Les défis qui attendent les États membres résident dans leur compréhension des capacités de la munition XM‑1186 choisie par le Pentagone, étroitement liées à son étui hybride en alliage de laiton et d’acier et dont le brevet est détenu par Sig Sauer. Cet étui particulier permet de contenir plus de poudre et offre 25 % de puissance supplémentaire, ce qui en fait ici un réel game changer et devient le point principal devant retenir notre attention et celle des décisionnaires.
Pour rappel, le 6,8 mm SPC testé en Afghanistan en 2005 avait été abandonné parce que sa balistique n’offrait pas la puissance désirée à longue portée, contrairement au 6,8 × 51 mm qui a donné toute satisfaction. Les besoins de l’US Army étaient non seulement de perforer les gilets pare-balles contemporains ou proches du NIJ level 4, mais aussi d’offrir une précision suffisante pour engager efficacement des cibles au-delà de 600 m.
Les challenges d’une transition générale
Les Américains ayant effectué le travail de recherche et développement nécessaire pour établir le cahier des charges des conflits actuels et futurs, ils pèsent de tout leur poids dans la balance et vont, en parallèle, inciter d’autres puissances militaires à les imiter.
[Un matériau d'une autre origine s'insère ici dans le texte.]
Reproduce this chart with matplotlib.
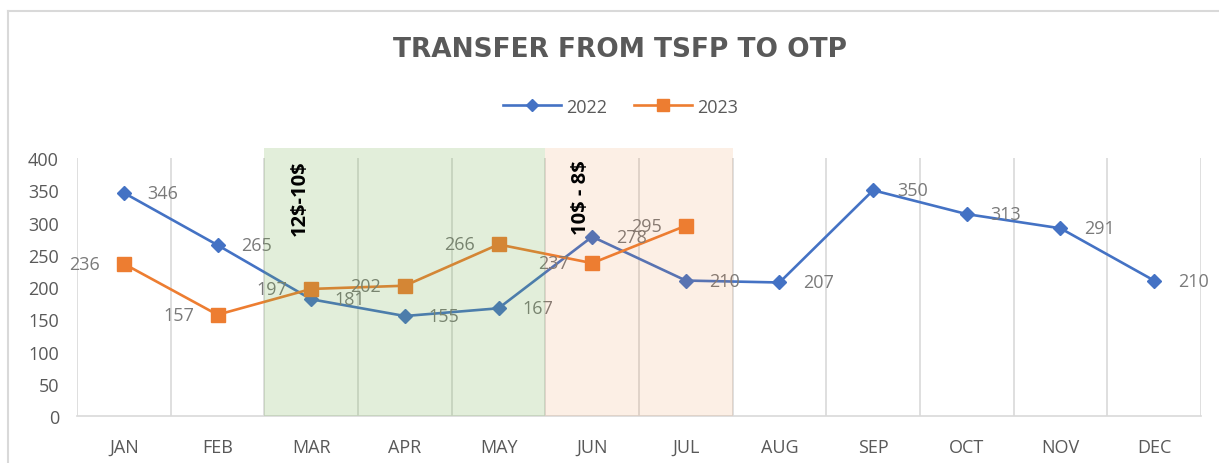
import numpy as np
import matplotlib
matplotlib.use('Agg')
import matplotlib.pyplot as plt
from matplotlib.patches import Rectangle
from matplotlib.lines import Line2D

months = ['JAN', 'FEB', 'MAR', 'APR', 'MAY', 'JUN', 'JUL',
          'AUG', 'SEP', 'OCT', 'NOV', 'DEC']
y2022 = [346, 265, 181, 155, 167, 278, 210, 207, 350, 313, 291, 210]
y2023 = [236, 157, 197, 202, 266, 237, 295]

# price bands: (first month index, last month index, label)
bands = [(2, 4, '12$-10$'), (5, 6, '10$ - 8$')]

blue = '#4472C4'
orange = '#ED7D31'
gray = '#595959'
label_gray = '#7a7a7a'

plt.rcParams['font.family'] = ['Open Sans', 'DejaVu Sans']

fig = plt.figure(figsize=(12.19, 4.64), dpi=100)
ax = fig.add_axes([0.0632, 0.1013, 0.9220, 0.5560])

x22 = np.arange(len(y2022))
x23 = np.arange(len(y2023))

ax.plot(x22, y2022, color=blue, lw=1.9, marker='D', markersize=7.5, zorder=3)
ax.plot(x23, y2023, color=orange, lw=1.9, marker='s', markersize=10, zorder=3)

for x, v in zip(x22, y2022):
    ax.annotate(str(v), (x, v), xytext=(17, 0), textcoords='offset points',
                ha='left', va='center', fontsize=13, color=label_gray, zorder=4)
for x, v in zip(x23, y2023):
    ax.annotate(str(v), (x, v), xytext=(-17, 0), textcoords='offset points',
                ha='right', va='center', fontsize=13, color=label_gray, zorder=4)

# shaded bands drawn over the lines, semi transparent
band_colors = ['#70AD47', '#ED7D31']
band_alpha = [0.2, 0.12]
for (a, b, txt), c, al in zip(bands, band_colors, band_alpha):
    ax.add_patch(Rectangle((a - 0.5, 0), b - a + 1, 416, facecolor=c,
                           alpha=al, edgecolor='none', clip_on=False, zorder=5))
    ax.text(a - 0.12, 398, txt, rotation=90, ha='center', va='top',
            fontsize=14.5, fontweight='bold', color='black', zorder=6,
            parse_math=False)

ax.set_xlim(-0.5, len(months) - 0.5)
ax.set_ylim(0, 400)
ax.set_yticks(np.arange(0, 401, 50))
ax.set_xticks(x22)
ax.set_xticklabels(months)
ax.tick_params(axis='both', length=0, labelsize=13, colors=gray)
ax.tick_params(axis='x', pad=16)
ax.tick_params(axis='y', pad=13)

for xb in np.arange(-0.5, len(months), 1.0):
    ax.axvline(xb, color='#d9d9d9', lw=1.2, zorder=1)

for s in ['top', 'right', 'left']:
    ax.spines[s].set_visible(False)
ax.spines['bottom'].set_color('#d9d9d9')
ax.spines['bottom'].set_linewidth(1.2)

fig.text(0.509, 0.892, 'TRANSFER FROM TSFP TO OTP', ha='center', va='center',
         fontsize=19, fontweight='bold', color=gray, family='DejaVu Sans')

handles = [Line2D([], [], color=blue, lw=1.9, marker='D', markersize=6),
           Line2D([], [], color=orange, lw=1.9, marker='s', markersize=8)]
fig.legend(handles, ['2022', '2023'], loc='center', bbox_to_anchor=(0.509, 0.768),
           ncol=2, frameon=False, fontsize=13, labelcolor=gray,
           handlelength=3.2, columnspacing=1.5, handletextpad=0.3)

# chart frame (top and left edges visible)
fig.add_artist(Line2D([8 / 1219, 8 / 1219], [0, 1 - 12 / 464],
                      color='#d9d9d9', lw=1.5, transform=fig.transFigure))
fig.add_artist(Line2D([8 / 1219, 1], [1 - 12 / 464, 1 - 12 / 464],
                      color='#d9d9d9', lw=1.5, transform=fig.transFigure))

fig.savefig('out.png', dpi=100)
plt.close()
Hormis l’aspect financier, les armées de l’OTAN ont peu d’intérêt à faire un autre choix, car elles bénéficieront des mêmes avantages offerts par ce nouveau calibre.
D’un point de vue technique, il y a un impact sur l’entraînement des soldats et les contraintes dictées par les lois de la physique : une ogive plus lourde, propulsée avec une énergie supérieure afin d’obtenir un effet terminal plus puissant que le 5,56 mm va induire un fusil un peu plus imposant (notamment son boîtier, sa culasse, son canon) et plus lourd, de même que les chargeurs, qui seront plus lourds ou vont contenir chacun un nombre inférieur de munitions. Mais ces paramètres peuvent être contenus dans une enveloppe acceptable pour les engagés volontaires qui porteront ces armes, ce qui semble être le cas aux États-Unis : le XM‑7 pèse 3,8 kg à vide contre 2,88 kg pour le M‑4, et ses chargeurs passent à 20 coups contre 30 coups sur le M‑4. La dotation standard en déploiement était de 210 coups répartis en 7 chargeurs pour le fantassin armé d’un M‑4. Elle passe à 140 coups, toujours répartis sur 7 chargeurs avec le XM‑7 : le soldat embarque donc 70 cartouches de moins tout en portant 1,8 kg en plus. Si le Pentagone fait ce choix-là, c’est que l’infanterie estime s’y retrouver.
Enfin, la transition d’un système d’arme à un autre ne se fait jamais d’un coup : si un pays de l’OTAN vient de s’équiper en HK416, rien ne signifie que ces armes seront rendues inutiles dès le prochain engagement de ses troupes au seul prétexte que l’US Army est approvisionnée en 6,8 mm. Cette dernière va mettre dix ans à se faire livrer les 107 000 armes qu’elle a commandées et ce, uniquement à ses troupes de mêlée. À ce jour, l’US Marine Corps et l’USSOCOM ne lui ont pas concrètement emboîté le pas. Enfin, si la seule urgence est de maintenir l’interopérabilité de l’OTAN au combat, les autres pays membres peuvent se contenter d’en faire autant, tandis que les anciennes armes continueront de servir dans d’autres contextes jusqu’à ce qu’elles atteignent leur fin de vie.